Traditional industrial simulation is deeply process-oriented. It combines robotics, PLCs, logic, production behavior, safety concepts, sequencing, and real manufacturing processes into one complete virtual environment.

And that was exactly the point where the idea of Process Omniverse was born.

I started asking myself:

What kind of tools, extensions, workflows, and supporting systems are actually needed to bring true industrial process simulation into NVIDIA Omniverse?

Because from my perspective, this is where the real potential begins.

USD Composer already provides an incredibly strong technological foundation. It can handle huge worlds, modern rendering, realtime visualization, open data structures, references, streaming, APIs, extensions, and scalable scene management. But what is often missing for industrial users is the actual process layer.

And that process layer is exactly what Process Omniverse is about.

For me, Process Omniverse means treating Omniverse not only as a visualization platform, but as a foundation for real industrial workflows and process-driven simulation.

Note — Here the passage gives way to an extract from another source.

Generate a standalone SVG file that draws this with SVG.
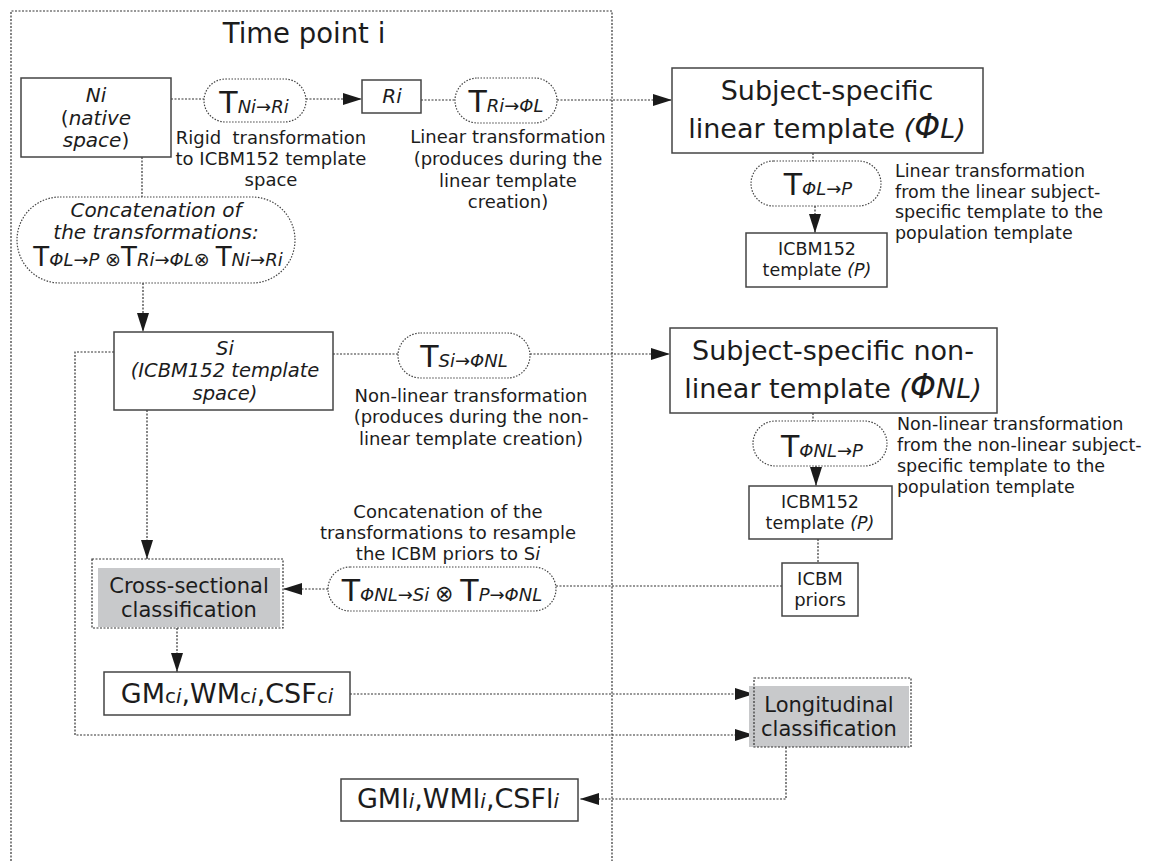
<svg xmlns="http://www.w3.org/2000/svg" width="1153" height="861" viewBox="0 0 1153 861">
<defs>
<style>
text{font-family:"DejaVu Sans","Liberation Sans",sans-serif;fill:#1c1c1c}
.box{fill:#fff;stroke:#444;stroke-width:1.5}
.pill{fill:#fff;stroke:#444;stroke-width:1.2;stroke-dasharray:1.5 1.5}
.con{fill:none;stroke:#333;stroke-width:1.2;stroke-dasharray:2 1.5}
.dbox{fill:none;stroke:#333;stroke-width:1.2;stroke-dasharray:2 1.5}
.gray{fill:#c8c9cb}
.mid{text-anchor:middle}
.l18{font-size:18px}
.l17{font-size:17.5px}
.it{font-style:italic}
.T{font-size:30px;font-style:normal}
.Ts{font-size:26px;font-style:normal}
.sub{font-size:18px;font-style:italic}
.ox{font-size:22px;font-style:normal}
.oxs{font-size:19px;font-style:normal}
</style>
<marker id="ah" markerWidth="20" markerHeight="14" refX="19" refY="7" orient="auto" markerUnits="userSpaceOnUse">
<path d="M0,1 L19,7 L0,13 z" fill="#1a1a1a"/>
</marker>
</defs>
<rect width="1153" height="861" fill="#fff"/>

<g id="timepoint">
<path class="dbox" d="M11,861 V11 H612 V861"/>
<text x="304" y="43" class="mid" font-size="27.5">Time point i</text>
</g>

<g id="connectors">
<path class="con" d="M171,99 H204"/>
<path class="con" d="M306,99 H362" marker-end="url(#ah)"/>
<path class="con" d="M421,100 H455"/>
<path class="con" d="M557,100 H672" marker-end="url(#ah)"/>
<path class="con" d="M813,153 V161"/>
<path class="con" d="M815,206 V233" marker-end="url(#ah)"/>
<path class="con" d="M142,157 V197"/>
<path class="con" d="M143,283 V332" marker-end="url(#ah)"/>
<path class="con" d="M333,354 H398"/>
<path class="con" d="M530,354 H670" marker-end="url(#ah)"/>
<path class="con" d="M813,413 V421"/>
<path class="con" d="M816,466 V486" marker-end="url(#ah)"/>
<path class="con" d="M818,539 V563"/>
<path class="con" d="M782,586 H556"/>
<path class="con" d="M328,589 H283" marker-end="url(#ah)"/>
<path class="con" d="M147,410 V559" marker-end="url(#ah)"/>
<path class="con" d="M177,628 V672" marker-end="url(#ah)"/>
<path class="con" d="M350,694 H754" marker-end="url(#ah)"/>
<path class="con" d="M114,352 H75 V735 H754" marker-end="url(#ah)"/>
<path class="con" d="M786,747 V799 H580" marker-end="url(#ah)"/>
</g>

<g id="Ni">
<rect class="box" x="21" y="78" width="150" height="79"/>
<text x="96" y="102" class="mid it" font-size="20">Ni</text>
<text x="96" y="125" class="mid" font-size="20">(<tspan class="it">native</tspan></text>
<text x="96" y="147" class="mid" font-size="20"><tspan class="it">space</tspan>)</text>
</g>

<g id="TNiRi">
<rect class="pill" x="204" y="79" width="102" height="43" rx="21.5"/>
<text x="254" y="113" class="mid"><tspan class="T">T</tspan><tspan class="sub">Ni→Ri</tspan></text>
<text x="271" y="144" class="mid l18">Rigid&#160; transformation</text>
<text x="271" y="165" class="mid l18">to ICBM152 template</text>
<text x="271" y="186" class="mid l18">space</text>
</g>

<g id="Ri">
<rect class="box" x="362" y="80" width="59" height="33"/>
<text x="392" y="103" class="mid it" font-size="20">Ri</text>
</g>

<g id="TRiPhiL">
<rect class="pill" x="455" y="78" width="102" height="45" rx="22.5"/>
<text x="506" y="112" class="mid"><tspan class="T">T</tspan><tspan class="sub">Ri→ΦL</tspan></text>
<text x="508" y="143" class="mid l18">Linear transformation</text>
<text x="508" y="165" class="mid l18">(produces during the</text>
<text x="508" y="187" class="mid l18">linear template</text>
<text x="508" y="208" class="mid l18">creation)</text>
</g>

<g id="SubjLinear">
<rect class="box" x="672" y="68" width="311" height="85"/>
<text x="827" y="100" class="mid" font-size="27">Subject-specific</text>
<text x="827" y="138" class="mid" font-size="27">linear template <tspan class="it">(<tspan font-size="33">Φ</tspan>L)</tspan></text>
</g>

<g id="TPhiLP">
<rect class="pill" x="751" y="161" width="130" height="45" rx="22.5"/>
<text x="818" y="195" class="mid"><tspan class="T">T</tspan><tspan class="sub">ΦL→P</tspan></text>
<text x="895" y="177" class="l17">Linear transformation</text>
<text x="895" y="197.5" class="l17">from the linear subject-</text>
<text x="895" y="218" class="l17">specific template to the</text>
<text x="895" y="238.5" class="l17">population template</text>
</g>

<g id="ICBM152a">
<rect class="box" x="746" y="233" width="141" height="54"/>
<text x="817" y="255" class="mid l17">ICBM152</text>
<text x="817" y="276" class="mid l17">template <tspan class="it">(P)</tspan></text>
</g>

<g id="Concat1">
<rect class="pill" x="17" y="197" width="278" height="86" rx="43"/>
<text x="156" y="217" class="mid it" font-size="20">Concatenation of</text>
<text x="156" y="239" class="mid it" font-size="20">the transformations:</text>
<text x="158" y="266" class="mid"><tspan class="Ts">T</tspan><tspan class="sub">ΦL→P </tspan><tspan class="oxs">⊗</tspan><tspan class="Ts">T</tspan><tspan class="sub">Ri→ΦL</tspan><tspan class="oxs">⊗ </tspan><tspan class="Ts">T</tspan><tspan class="sub">Ni→Ri</tspan></text>
</g>

<g id="Si">
<rect class="box" x="114" y="332" width="219" height="78"/>
<text x="225" y="355" class="mid it" font-size="19.5">Si</text>
<text x="225" y="377" class="mid it" font-size="19.5">(ICBM152 template</text>
<text x="225" y="400" class="mid it" font-size="19.5">space)</text>
</g>

<g id="TSiPhiNL">
<rect class="pill" x="398" y="333" width="132" height="45" rx="22.5"/>
<text x="464" y="367" class="mid"><tspan class="T">T</tspan><tspan class="sub">Si→ΦNL</tspan></text>
<text x="471" y="402" class="mid l18">Non-linear transformation</text>
<text x="471" y="423" class="mid l18">(produces during the non-</text>
<text x="471" y="445" class="mid l18">linear template creation)</text>
</g>

<g id="SubjNonLinear">
<rect class="box" x="670" y="328" width="327" height="85"/>
<text x="833" y="360" class="mid" font-size="27">Subject-specific non-</text>
<text x="833" y="398" class="mid" font-size="27">linear template <tspan class="it">(<tspan font-size="33">Φ</tspan>NL)</tspan></text>
</g>

<g id="TPhiNLP">
<rect class="pill" x="753" y="421" width="134" height="45" rx="22.5"/>
<text x="822" y="457" class="mid"><tspan class="T">T</tspan><tspan class="sub">ΦNL→P</tspan></text>
<text x="897" y="430" class="l17">Non-linear transformation</text>
<text x="897" y="451" class="l17">from the non-linear subject-</text>
<text x="897" y="472" class="l17">specific template to the</text>
<text x="897" y="493" class="l17">population template</text>
</g>

<g id="ICBM152b">
<rect class="box" x="749" y="486" width="143" height="53"/>
<text x="820" y="508" class="mid l17">ICBM152</text>
<text x="820" y="529" class="mid l17">template <tspan class="it">(P)</tspan></text>
</g>

<g id="Priors">
<rect class="box" x="782" y="563" width="76" height="53"/>
<text x="820" y="585" class="mid l18">ICBM</text>
<text x="820" y="606" class="mid l18">priors</text>
</g>

<g id="Concat2">
<rect class="pill" x="328" y="567" width="228" height="44" rx="22"/>
<text x="442" y="601" class="mid"><tspan class="T">T</tspan><tspan class="sub">ΦNL→Si </tspan><tspan class="ox">⊗ </tspan><tspan class="T">T</tspan><tspan class="sub">P→ΦNL</tspan></text>
<text x="448" y="518" class="mid l18">Concatenation of the</text>
<text x="448" y="539" class="mid l18">transformations to resample</text>
<text x="448" y="560" class="mid l18">the ICBM priors to S<tspan class="it">i</tspan></text>
</g>

<g id="CrossSectional">
<rect class="gray" x="98" y="568" width="182" height="59"/>
<rect class="dbox" x="92" y="559" width="191" height="69"/>
<text x="189" y="593" class="mid" font-size="21">Cross-sectional</text>
<text x="189" y="617" class="mid" font-size="21">classification</text>
</g>

<g id="GMc">
<rect class="box" x="104" y="672" width="246" height="43"/>
<text x="227" y="703" class="mid" font-size="27">GM<tspan font-size="20">c</tspan><tspan font-size="20" class="it">i</tspan>,WM<tspan font-size="20">c</tspan><tspan font-size="20" class="it">i</tspan>,CSF<tspan font-size="20">c</tspan><tspan font-size="20" class="it">i</tspan></text>
</g>

<g id="Longitudinal">
<rect class="gray" x="749" y="686" width="160" height="61"/>
<rect class="dbox" x="754" y="678" width="157" height="69"/>
<text x="829" y="712" class="mid" font-size="21">Longitudinal</text>
<text x="829" y="736" class="mid" font-size="21">classification</text>
</g>

<g id="GMl">
<rect class="box" x="341" y="779" width="237" height="42"/>
<text x="458" y="808" class="mid" font-size="27">GMl<tspan font-size="20" class="it">i</tspan>,WMl<tspan font-size="20" class="it">i</tspan>,CSFl<tspan font-size="20" class="it">i</tspan></text>
</g>
</svg>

It is about connecting plant logic, robotics, material flow, PLC communication, user interaction, signals, movement systems, and industrial behavior models into one usable environment.

Because in industry, beautiful 3D data alone is simply not enough.

A factory scene inside USD Composer may look visually impressive. But the real value only appears once the factory actually behaves like a factory. Once conveyor systems transport material. Once robots execute workflows. Once signals influence real states. Once process logic controls behavior. Once users can interact with understandable industrial tools instead of simply looking at static geometry.

That is why Process Omniverse, for me, is not only about extensions.

It is also about know-how, workflow design, usability, automation, interfaces, industrial logic, process understanding, and user-oriented engineering.

Because in the end, industrial software is not successful simply because the technology works. It becomes successful when users can efficiently work with it and solve real industrial problems.

And that, in my opinion, is one of the biggest differences between a technical platform and a true industrial solution.

NVIDIA Omniverse already provides many of the technical building blocks. But these building blocks still need to be connected into meaningful industrial workflows. And that is exactly where I see the role of Process Omniverse: creating the bridge between traditional industrial simulation and modern technologies such as USD, RTX, realtime rendering, web streaming, multi-user collaboration, and open platform architectures.

Over the next months and years, I want to continue building and presenting different tools, extensions, workflows, and technical approaches under this category that help make industrial simulation possible inside NVIDIA Omniverse.

The goal is not to simply recreate existing simulation software one-to-one.

The goal is to combine the strengths of both worlds.

Traditional industrial simulation brings process understanding, virtual commissioning, production logic, and engineering methodology.

Omniverse brings modern visualization, scalable data structures, realtime graphics, openness, flexibility, and entirely new possibilities for the Industrial Metaverse.

And exactly at that intersection, I currently see one of the most exciting technology areas of all.

And that is exactly why Process Omniverse exists.